Once aground, but now afloat,
Walk in, boys, and wet your throat,

says the sign of the “Ship” at Brixham, South Devon.

The “Cat and Mutton” inn, near the Cat and Mutton Bridge of the Regent’s Canal, and facing London Fields, formerly had a pictorial sign with the inscription on one side, slightly misspelled,

Pray puss, do not tare,
Because the mutton is so rare,

and on the other,

Pray puss, do not claw,
Because the mutton is so raw.

The “Cat and Mutton” is nowadays just a London “public,” and the neighbourhood is truly dreadful. You come to it by way of the Hackney Road and Broadway, over the wide modern bridge that now spans the silvery waters of the Regent’s Canal, just where the great gasometers and factory chimneys of Haggerston rise romantically into the sky and remind the traveller, rather distantly, of Norman keeps and cathedral spires. How beautiful the name of Haggerston, and how admirably the scene fits the name!

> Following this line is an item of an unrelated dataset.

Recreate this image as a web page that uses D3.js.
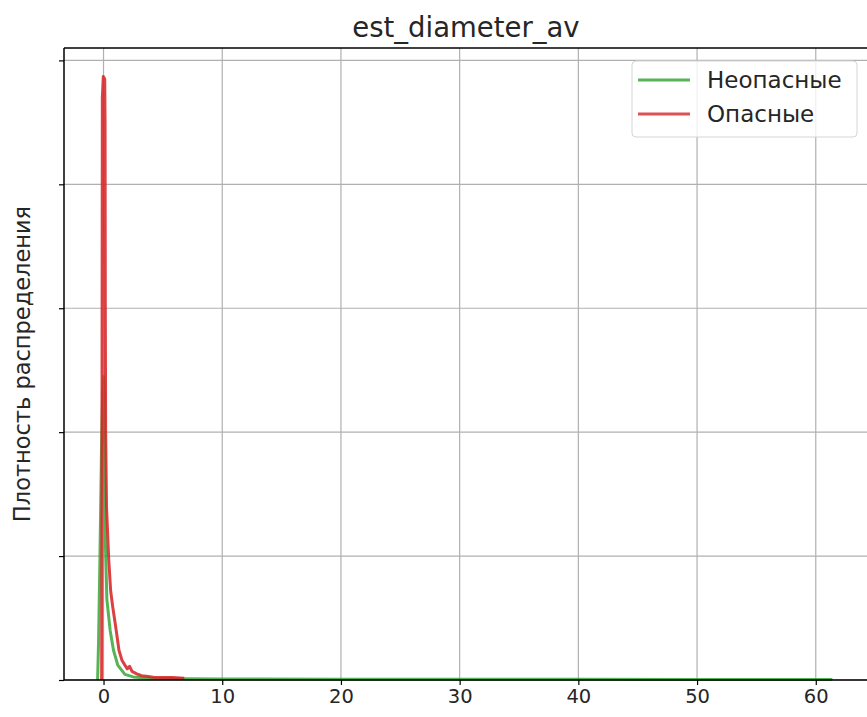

Broadway is a market street, with continuous lines of stalls and uninviting shops, where only the bakers’ shops and the corn-chandlers are pleasing to look upon and to smell. The new and fragrant loaves, and the white-scrubbed counters and brightly polished brass-rails of the bakers look cleanly and smell appetising, and the interesting window-display of the corn-chandlers compels a halt. There you see nothing less than an exhibition of cereals and the like: to this chronicler, at least, wonderfully fascinating. Lentils, tapioca, “bullet” and “flake,” blue starch and white, haricot beans, maize, split peas, and many others. Split peas, the amused stranger may note, are, for the “best,” 1½d. a pint, the “finest”—the most superlatively “bestest”—2½d., while rice is in three categories: “fine,” “superior,” or merely—the cheapest—“good.”

The neighbourhood is dirty, despite the enamelled iron signs displayed by the borough authorities from every lamp-post—“The Public Baths and Wash-houses are now open.” It is, in fact, a purlieu where the public-houses are overcrowded and the baths not places of great resort.

The “Cat and Mutton” appears to do a thriving trade. That it is not beautiful is no matter. On the side of the house facing the open space of “London Fields” the modern sign, in two compartments, is seen, picturing a cat “tearing” a shoulder of mutton lying on the floor, and again “clawing” a suspended joint. The spelling is now orthodox.